TASK DIRECTIONS: Return each line of the data below verbatim; pictures are to be left out.
= = = =
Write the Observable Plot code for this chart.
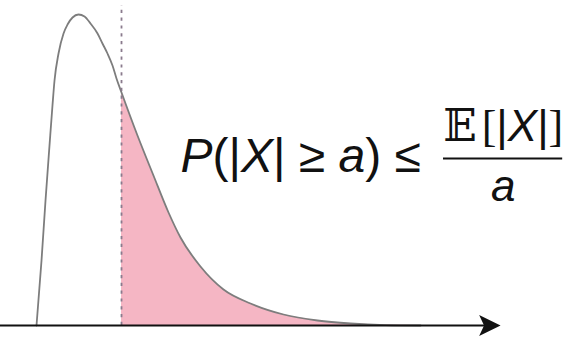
<!DOCTYPE html>
<html><head><meta charset="utf-8">
<script src="https://cdn.jsdelivr.net/npm/d3@7"></script>
<script src="https://cdn.jsdelivr.net/npm/@observablehq/plot@0.6"></script>
<style>html,body{margin:0;padding:0;background:#fff;overflow:hidden}</style>
</head><body><div id="chart"></div>
<script>
// density curve (x in units of a, y in arbitrary density units)
const xs = [0, 0.059, 0.106, 0.153, 0.188, 0.212, 0.259, 0.318, 0.365, 0.424, 0.494, 0.565, 0.635, 0.718, 0.776, 0.835, 0.894, 0.941, 1.0, 1.188, 1.376, 1.553, 1.694, 1.929, 2.2, 2.518, 2.906, 3.306, 3.694, 4.106, 4.518];
const ys = [0, 0.65, 1.25, 1.8, 2.2, 2.45, 2.72, 2.92, 3.01, 3.08, 3.11, 3.09, 3.02, 2.92, 2.82, 2.72, 2.6, 2.47, 2.33, 1.9, 1.5, 1.13, 0.88, 0.59, 0.36, 0.22, 0.11, 0.05, 0.02, 0.004, 0];
const threshold = [1.0];
const formulaLeft = ["P(|X| ≥ a) ≤"];
const numerator = ["𝔼[|X|]"];
const denominator = ["a"];
const italicChars = "PXa";

const curve = xs.map((x, i) => ({x, y: ys[i]}));
const tail = curve.filter(d => d.x >= threshold[0]);

const stealth = {
  draw(ctx, size) {
    const r = Math.sqrt(size / Math.PI);
    ctx.moveTo(r, 0);
    ctx.lineTo(-0.95 * r, -0.95 * r);
    ctx.lineTo(-0.5 * r, 0);
    ctx.lineTo(-0.95 * r, 0.95 * r);
    ctx.closePath();
  }
};

const xmin = -0.4235, xmax = 6.329;
const arrowX = 5.33;

const chart = Plot.plot({
  width: 574, height: 342,
  margin: 0,
  x: {domain: [xmin, xmax], axis: null},
  y: {domain: [-0.17, 3.25], axis: null},
  style: {background: "#fff"},
  marks: [
    Plot.areaY(tail, {x: "x", y: "y", fill: "#f5b6c4", curve: "monotone-x"}),
    Plot.lineY(curve, {x: "x", y: "y", stroke: "#7d7d7d", strokeWidth: 1.8, curve: "monotone-x"}),
    Plot.ruleX(threshold, {y1: 0, y2: 3.2, stroke: "#8a7b8d", strokeWidth: 1.8, strokeDasharray: "3.2,4.6"}),
    Plot.ruleY([0], {x1: xmin, x2: arrowX, stroke: "#111", strokeWidth: 2.2}),
    Plot.dot([{x: arrowX, y: 0}], {x: "x", y: "y", r: 11, symbol: stealth, fill: "#111", stroke: "none"}),
    Plot.text(formulaLeft, {x: 1.694, y: 1.69, text: d => d, textAnchor: "start", fontSize: 48, fontFamily: "Liberation Sans", fill: "#111"}),
    Plot.text(numerator, {x: 5.49, y: 1.99, text: d => d, textAnchor: "middle", fontSize: 44, fontFamily: "Liberation Sans", fill: "#111"}),
    Plot.ruleY([1.67], {x1: 4.788, x2: 6.19, stroke: "#111", strokeWidth: 2}),
    Plot.text(denominator, {x: 5.49, y: 1.39, text: d => d, textAnchor: "middle", fontSize: 44, fontFamily: "Liberation Sans", fill: "#111"})
  ]
});

// italicize math variables
d3.select(chart).selectAll("text").each(function() {
  const t = d3.select(this);
  const s = t.text();
  if (!s) return;
  t.text(null);
  for (const ch of Array.from(s)) {
    const sp = t.append("tspan").text(ch);
    if (italicChars.includes(ch)) sp.attr("font-style", "italic");
    if (ch === "[" || ch === "]") sp.attr("font-family", "Liberation Serif");
    if (ch === "[") sp.attr("dx", 5);
    if (ch === "𝔼") sp.attr("font-family", "DejaVu Serif, DejaVu Sans");
  }
});

document.getElementById("chart").append(chart);
</script>
</body></html>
= = = =
RESPONSE TO THE EXERCISE:
Write the Observable Plot code for this chart.
<!DOCTYPE html>
<html><head><meta charset="utf-8">
<script src="https://cdn.jsdelivr.net/npm/d3@7"></script>
<script src="https://cdn.jsdelivr.net/npm/@observablehq/plot@0.6"></script>
<style>html,body{margin:0;padding:0;background:#fff;overflow:hidden}</style>
</head><body><div id="chart"></div>
<script>
// density curve (x in units of a, y in arbitrary density units)
const xs = [0, 0.059, 0.106, 0.153, 0.188, 0.212, 0.259, 0.318, 0.365, 0.424, 0.494, 0.565, 0.635, 0.718, 0.776, 0.835, 0.894, 0.941, 1.0, 1.188, 1.376, 1.553, 1.694, 1.929, 2.2, 2.518, 2.906, 3.306, 3.694, 4.106, 4.518];
const ys = [0, 0.65, 1.25, 1.8, 2.2, 2.45, 2.72, 2.92, 3.01, 3.08, 3.11, 3.09, 3.02, 2.92, 2.82, 2.72, 2.6, 2.47, 2.33, 1.9, 1.5, 1.13, 0.88, 0.59, 0.36, 0.22, 0.11, 0.05, 0.02, 0.004, 0];
const threshold = [1.0];
const formulaLeft = ["P(|X| ≥ a) ≤"];
const numerator = ["𝔼[|X|]"];
const denominator = ["a"];
const italicChars = "PXa";

const curve = xs.map((x, i) => ({x, y: ys[i]}));
const tail = curve.filter(d => d.x >= threshold[0]);

const stealth = {
  draw(ctx, size) {
    const r = Math.sqrt(size / Math.PI);
    ctx.moveTo(r, 0);
    ctx.lineTo(-0.95 * r, -0.95 * r);
    ctx.lineTo(-0.5 * r, 0);
    ctx.lineTo(-0.95 * r, 0.95 * r);
    ctx.closePath();
  }
};

const xmin = -0.4235, xmax = 6.329;
const arrowX = 5.33;

const chart = Plot.plot({
  width: 574, height: 342,
  margin: 0,
  x: {domain: [xmin, xmax], axis: null},
  y: {domain: [-0.17, 3.25], axis: null},
  style: {background: "#fff"},
  marks: [
    Plot.areaY(tail, {x: "x", y: "y", fill: "#f5b6c4", curve: "monotone-x"}),
    Plot.lineY(curve, {x: "x", y: "y", stroke: "#7d7d7d", strokeWidth: 1.8, curve: "monotone-x"}),
    Plot.ruleX(threshold, {y1: 0, y2: 3.2, stroke: "#8a7b8d", strokeWidth: 1.8, strokeDasharray: "3.2,4.6"}),
    Plot.ruleY([0], {x1: xmin, x2: arrowX, stroke: "#111", strokeWidth: 2.2}),
    Plot.dot([{x: arrowX, y: 0}], {x: "x", y: "y", r: 11, symbol: stealth, fill: "#111", stroke: "none"}),
    Plot.text(formulaLeft, {x: 1.694, y: 1.69, text: d => d, textAnchor: "start", fontSize: 48, fontFamily: "Liberation Sans", fill: "#111"}),
    Plot.text(numerator, {x: 5.49, y: 1.99, text: d => d, textAnchor: "middle", fontSize: 44, fontFamily: "Liberation Sans", fill: "#111"}),
    Plot.ruleY([1.67], {x1: 4.788, x2: 6.19, stroke: "#111", strokeWidth: 2}),
    Plot.text(denominator, {x: 5.49, y: 1.39, text: d => d, textAnchor: "middle", fontSize: 44, fontFamily: "Liberation Sans", fill: "#111"})
  ]
});

// italicize math variables
d3.select(chart).selectAll("text").each(function() {
  const t = d3.select(this);
  const s = t.text();
  if (!s) return;
  t.text(null);
  for (const ch of Array.from(s)) {
    const sp = t.append("tspan").text(ch);
    if (italicChars.includes(ch)) sp.attr("font-style", "italic");
    if (ch === "[" || ch === "]") sp.attr("font-family", "Liberation Serif");
    if (ch === "[") sp.attr("dx", 5);
    if (ch === "𝔼") sp.attr("font-family", "DejaVu Serif, DejaVu Sans");
  }
});

document.getElementById("chart").append(chart);
</script>
</body></html>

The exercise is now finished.